Avro data format benchmark

Valentin Kuznetsov edited this page Mar 15, 2016 · 4 revisions

Avro data-format benchmark

Within WMArchive project we performed benchmark of Avro data-format. The WMArchive code contains an Avro storage layer and here we present benchmarks with avro data-format.

Data access on a single node

We used json2avsc and json2avro tools to translate CMS FrameWork JobReport (FWJR) JSON documents into Avro format. We generated avro file with 50k records FWJR documents in it. The total file size in Avro format was about 190MB. The bzip'ed Avro file shrink to 26MB. We use myspark and myspark.py scripts to run a simple map-reduce job over the set of avro files. In CMS we expect to have about 200K records a day, so we put 4 avro files into a single directory. Then we cloned that directory to accumulate 2 months of CMS data. In total we collected 12M records. We run myspark job on vocms013 and measured time we spent to find individual records based on provided LFN pattern. The first spark job run in local mode over 1 day of data and finished in about a minute. Then we processed 12M records and total time of the job was about 1 hour.

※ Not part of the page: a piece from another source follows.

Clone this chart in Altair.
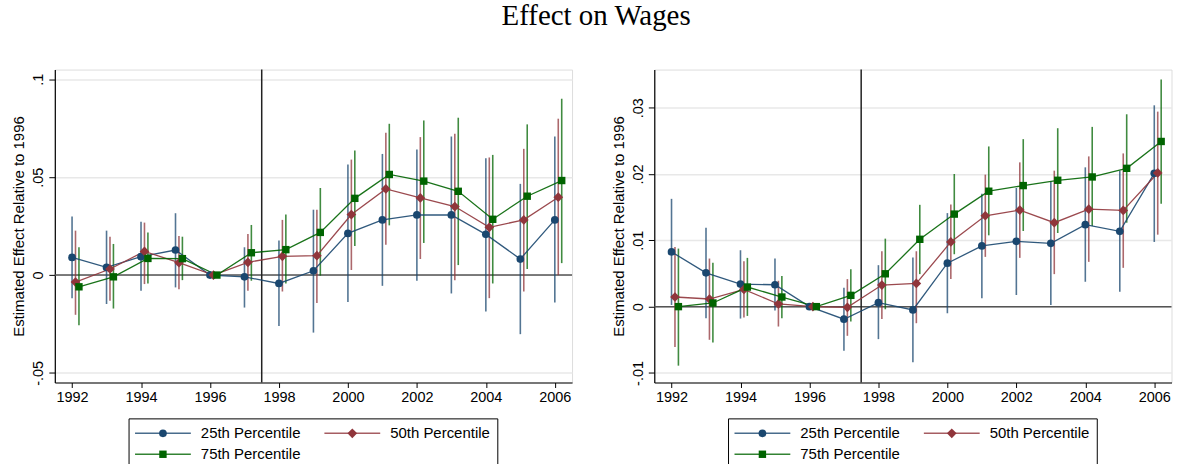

Reference benchmark results (Yarn mode)

In order to understand which are the best reachable performances we need to compare our custom solution with the standard methods. In particular we need to understand if there is a consistent overhead during the Java/Scala/Python processes communication (due to Pyspark) and to compare our record parsing library with equivalent libraries available for Spark. This can be done launching native Spark jobs directly inside the cluster (pure yarn-cluster* mode) using spark-avro to read our files.

(*) yarn-cluster: all Spark execution actors are included inside the cluster (driver and executors). This is the mode used to run these first tests. yarn-client: the Spark driver is spawned in the local node meanwhile executors are inside the cluster. This is the preferred modality in which we will run Spark jobs from vocms013.

Test description
  • FWJR: /cms/wmarchive/test/avro/
  • Spark parameters: 4 executors, 4G memory and 4 cores each
  • Test query: ^/AbcCde_Task_Data_test_99[0-9]+/RECO$
  • Output: {'nrecords': x, 'result': [...]}, where result is an array of matching task names (x in total)
lmeniche@analytix$ hadoop fs -du -s -h /cms/wmarchive/test/avro/2016/*
22.2 G  66.6 G  /cms/wmarchive/test/avro/2016/01
21.5 G  64.4 G  /cms/wmarchive/test/avro/2016/02
  1. Since data are partitioned horizontally (year/month/day) we can run a test to extract matching task names for the month on January using: /cms/wmarchive/test/avro/2016/01/*. The result extracts 65880 matching task names out of 6M total entries. Time needed for counting and extraction 85 seconds. The query with only one day takes 12 seconds, it scales!

  2. Considering two months of data (January and February), extracted records are 131760 out of 12M in total. Time: 150 seconds.

These numbers can change depending on many factors (data locality principle cannot always be respected for instance), therefore consider that each execution sometime can take 10 seconds less or 10 second more. Moreover those times are not including the time spent by the Spark application to be accepted by Yarn (depends on how busy is the cluster) and the initialization time (how many executors we are asking).